Outdoor Geology Laboratory Virtual Tour – 2 Marble
Marble from Kings Mountain, N.C.
Medium-gray rock that is cut through by white veins and by darker bands that look layered by foliation.
Figure 1: The marble boulder at Scott Northern Wake Campus
Figure 2: The marble boulder at Southern Wake Campus
Calcite veins, different grain sizes in the gray marble, bands of darker slightly foliated rock, likely a type of slate.
Figure 3: Close-up of the marble showing bands of light gray marble and bands of slate. These different color bands suggest that different types of rocks were metamorphosed to form this boulder.
Figure 4: Another close-up of the marble, showing the variations in grain size present in the lighter gray areas of the rock
How did it form?
Marble forms when a pre-existing limestone rock is heated to such extreme temperatures that the minerals grow larger and fuse together. The dark, foliated bands cutting through the marble are a different kind of metamorphic rock, such as slate. Slate forms when fine-grained sedimentary rocks like siltstone and shale are metamorphosed in response to intense heat and pressure.
How would a geologist figure out how it formed using rock characteristics?
Marble is metamorphosed limestone. Limestone is a sedimentary rock that is composed of the mineral calcite. When a drop of dilute hydrochloric acid is placed on this rock, it bubbles and fizzes as carbon dioxide is released. This reaction can occur only when a rock is composed of the mineral calcite (CaCO3). When limestone metamorphoses, it does not form foliation, but the calcite minerals do grow larger and fuse together.
Figure 5: A close-up view of the surface of the marble showing the surface texture where the minerals have fused together during metamorphism.
The presence of the foliated rock, likely slate, suggests that, before this rock metamorphosed, it was composed of limestone (the parent rock of marble) layered with small-grained sedimentary rocks, like siltstone or shale. Siltstone and shale develop foliation during metamorphism, while limestone does not. Perhaps before the metamorphism, this rock formed in the deep ocean, where silt and clay particles and small pieces of shelly debris accumulated. Then, after the rock had lithified, becoming solid rock of limestone interbedded with shale, it experienced metamorphism, likely associated with continental collision. Continental collisions generally cause high heat and pressure to occur and could have formed both the marble and slate in a single event.
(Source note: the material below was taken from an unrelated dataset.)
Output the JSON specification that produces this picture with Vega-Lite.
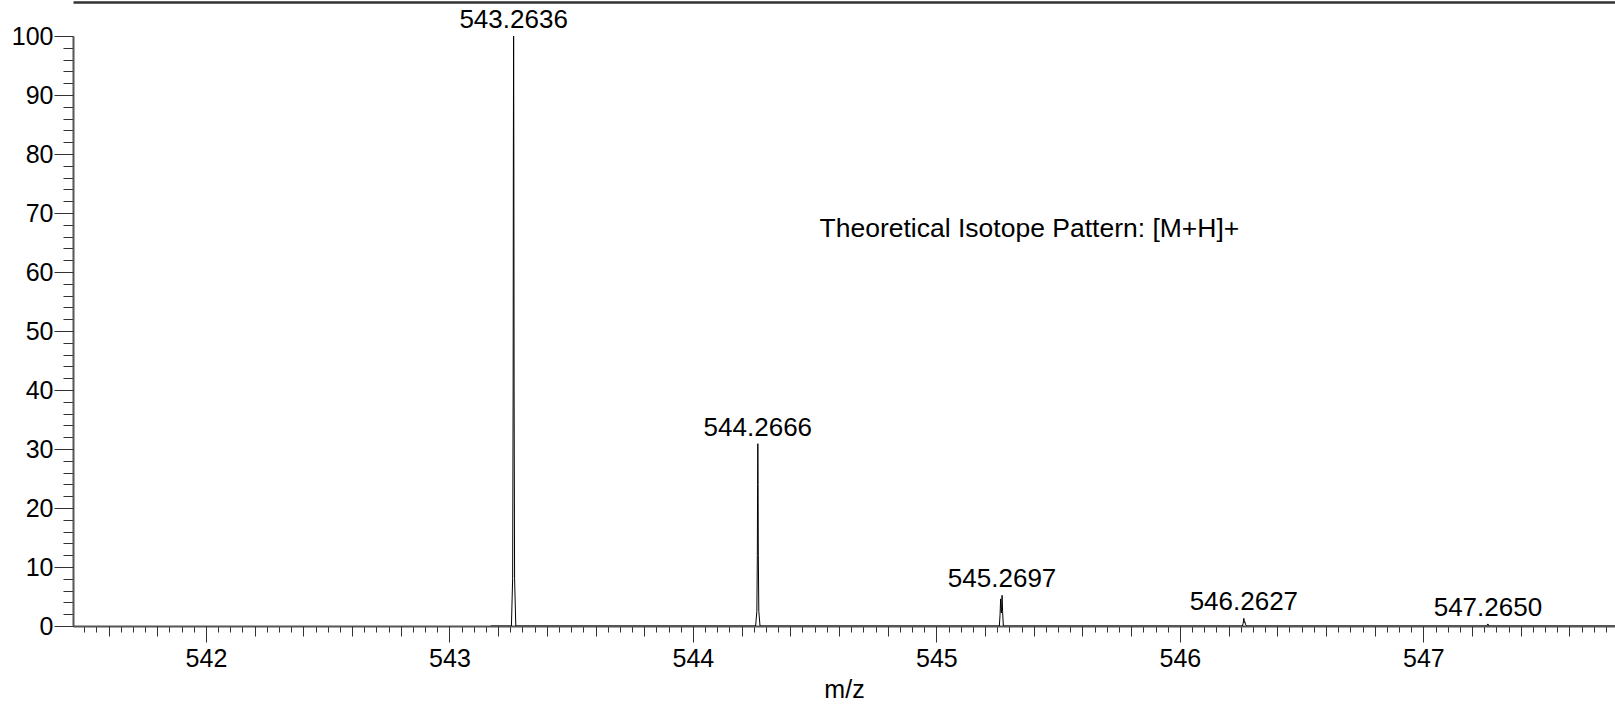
{
  "$schema": "https://vega.github.io/schema/vega-lite/v6.json",
  "autosize": "none",
  "width": 1542,
  "height": 590,
  "padding": {"left": 73, "top": 36, "right": 0, "bottom": 79},
  "background": "white",
  "config": {"font": "Liberation Sans", "view": {"stroke": null}, "axis": {"grid": false, "labelColor": "#000", "titleColor": "#000", "tickColor": "#333", "domainColor": "#555"}},
  "datasets": {
    "spectrum": [
      {"mz": 543.17, "intensity": 0},
      {"mz": 543.2546, "intensity": 0},
      {"mz": 543.2596, "intensity": 8},
      {"mz": 543.2616, "intensity": 40},
      {"mz": 543.2626, "intensity": 80},
      {"mz": 543.2636, "intensity": 100},
      {"mz": 543.2646, "intensity": 80},
      {"mz": 543.2656, "intensity": 40},
      {"mz": 543.2676, "intensity": 8},
      {"mz": 543.2726, "intensity": 0},
      {"mz": 544.2576, "intensity": 0},
      {"mz": 544.2626, "intensity": 2.5},
      {"mz": 544.2646, "intensity": 12},
      {"mz": 544.2656, "intensity": 24},
      {"mz": 544.2666, "intensity": 30.9},
      {"mz": 544.2676, "intensity": 24},
      {"mz": 544.2686, "intensity": 12},
      {"mz": 544.2706, "intensity": 2.5},
      {"mz": 544.2756, "intensity": 0},
      {"mz": 545.2585, "intensity": 0},
      {"mz": 545.2615, "intensity": 2},
      {"mz": 545.2638, "intensity": 4.6},
      {"mz": 545.2660, "intensity": 2.5},
      {"mz": 545.2675, "intensity": 2.2},
      {"mz": 545.2697, "intensity": 5.2},
      {"mz": 545.2718, "intensity": 2.5},
      {"mz": 545.2750, "intensity": 0},
      {"mz": 546.2570, "intensity": 0},
      {"mz": 546.2600, "intensity": 0.5},
      {"mz": 546.2627, "intensity": 1.3},
      {"mz": 546.2650, "intensity": 0.6},
      {"mz": 546.2670, "intensity": 0.7},
      {"mz": 546.2700, "intensity": 0.2},
      {"mz": 546.2740, "intensity": 0},
      {"mz": 547.2600, "intensity": 0},
      {"mz": 547.2650, "intensity": 0.35},
      {"mz": 547.2700, "intensity": 0},
      {"mz": 547.85, "intensity": 0}
    ],
    "peaks": [
      {"mz": 543.2636, "h": 100, "label": "543.2636"},
      {"mz": 544.2666, "h": 30.9, "label": "544.2666"},
      {"mz": 545.2697, "h": 5.2, "label": "545.2697"},
      {"mz": 546.2627, "h": 1.3, "label": "546.2627"},
      {"mz": 547.2650, "h": 0.35, "label": "547.2650"}
    ],
    "note": [
      {"mz": 544.52, "y": 67.3, "text": "Theoretical Isotope Pattern: [M+H]+"}
    ]
  },
  "layer": [
    {
      "data": {"name": "spectrum"},
      "mark": {"type": "line", "color": "#000", "strokeWidth": 1, "clip": true, "interpolate": "linear"},
      "encoding": {
        "x": {"field": "mz", "type": "quantitative",
          "scale": {"domain": [541.454, 547.787], "nice": false, "zero": false},
          "axis": {"orient": "bottom", "title": null, "labels": false, "tickSize": 6, "domain": true, "domainWidth": 2,
            "values": [541.45,541.5,541.55,541.6,541.65,541.7,541.75,541.8,541.85,541.9,541.95,542,542.05,542.1,542.15,542.2,542.25,542.3,542.35,542.4,542.45,542.5,542.55,542.6,542.65,542.7,542.75,542.8,542.85,542.9,542.95,543,543.05,543.1,543.15,543.2,543.25,543.3,543.35,543.4,543.45,543.5,543.55,543.6,543.65,543.7,543.75,543.8,543.85,543.9,543.95,544,544.05,544.1,544.15,544.2,544.25,544.3,544.35,544.4,544.45,544.5,544.55,544.6,544.65,544.7,544.75,544.8,544.85,544.9,544.95,545,545.05,545.1,545.15,545.2,545.25,545.3,545.35,545.4,545.45,545.5,545.55,545.6,545.65,545.7,545.75,545.8,545.85,545.9,545.95,546,546.05,546.1,546.15,546.2,546.25,546.3,546.35,546.4,546.45,546.5,546.55,546.6,546.65,546.7,546.75,546.8,546.85,546.9,546.95,547,547.05,547.1,547.15,547.2,547.25,547.3,547.35,547.4,547.45,547.5,547.55,547.6,547.65,547.7,547.75]}},
        "y": {"field": "intensity", "type": "quantitative",
          "scale": {"domain": [0, 100], "nice": false},
          "axis": {"orient": "left", "title": null, "labels": false, "tickSize": 10, "domain": true, "domainWidth": 2,
            "values": [0,2,4,6,8,10,12,14,16,18,20,22,24,26,28,30,32,34,36,38,40,42,44,46,48,50,52,54,56,58,60,62,64,66,68,70,72,74,76,78,80,82,84,86,88,90,92,94,96,98,100]}}
      }
    },
    {
      "data": {"name": "peaks"},
      "mark": {"type": "text", "baseline": "alphabetic", "align": "center", "dy": -8, "fontSize": 26, "color": "#000"},
      "encoding": {
        "x": {"field": "mz", "type": "quantitative",
          "axis": {"orient": "bottom", "title": null, "labels": false, "tickSize": 10, "domain": false,
            "values": [541.6,541.8,542,542.2,542.4,542.6,542.8,543,543.2,543.4,543.6,543.8,544,544.2,544.4,544.6,544.8,545,545.2,545.4,545.6,545.8,546,546.2,546.4,546.6,546.8,547,547.2,547.4,547.6]}},
        "y": {"field": "h", "type": "quantitative",
          "axis": {"orient": "left", "title": null, "tickSize": 19, "domain": false, "labelFontSize": 25, "labelPadding": 1, "format": "d",
            "values": [0,10,20,30,40,50,60,70,80,90,100]}},
        "text": {"field": "label", "type": "nominal"}
      }
    },
    {
      "data": {"name": "note"},
      "mark": {"type": "text", "align": "left", "baseline": "middle", "fontSize": 26.5, "color": "#000"},
      "encoding": {
        "x": {"field": "mz", "type": "quantitative",
          "axis": {"orient": "bottom", "title": "m/z", "titleFontSize": 25, "titleFontWeight": "normal", "titlePadding": 6,
            "tickSize": 16, "domain": false, "labelFontSize": 25, "labelPadding": 4, "format": "d",
            "values": [542, 543, 544, 545, 546, 547]}},
        "y": {"field": "y", "type": "quantitative", "axis": null},
        "text": {"field": "text", "type": "nominal"}
      }
    },
    {
      "data": {"name": "note"},
      "mark": {"type": "text", "opacity": 0},
      "encoding": {
        "x": {"field": "mz", "type": "quantitative",
          "axis": {"orient": "top", "offset": 34, "title": null, "labels": false, "ticks": false, "domain": true, "domainWidth": 2.5, "domainColor": "#333"}},
        "y": {"field": "y", "type": "quantitative", "axis": null},
        "text": {"field": "text", "type": "nominal"}
      }
    }
  ],
  "resolve": {"axis": {"x": "independent", "y": "independent"}}
}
Other interesting information
On the Southern Wake Campus rock, you might observe what are called "slickensides" if you look closely. Slickensides are permanent marks that are made as rocks rub past each other along a fault. This faulting and movement may have happened when the rock metamorphosed or sometime afterward in a separate event.
Figure 6: These are two images showing the "slickensides" on the Southern Wake Campus boulder. The white is calcite that was scraped and broken during the faulting event. Based on the shape of the slickensides in both of these images, the rock face in the picture would have moved to the left during faulting.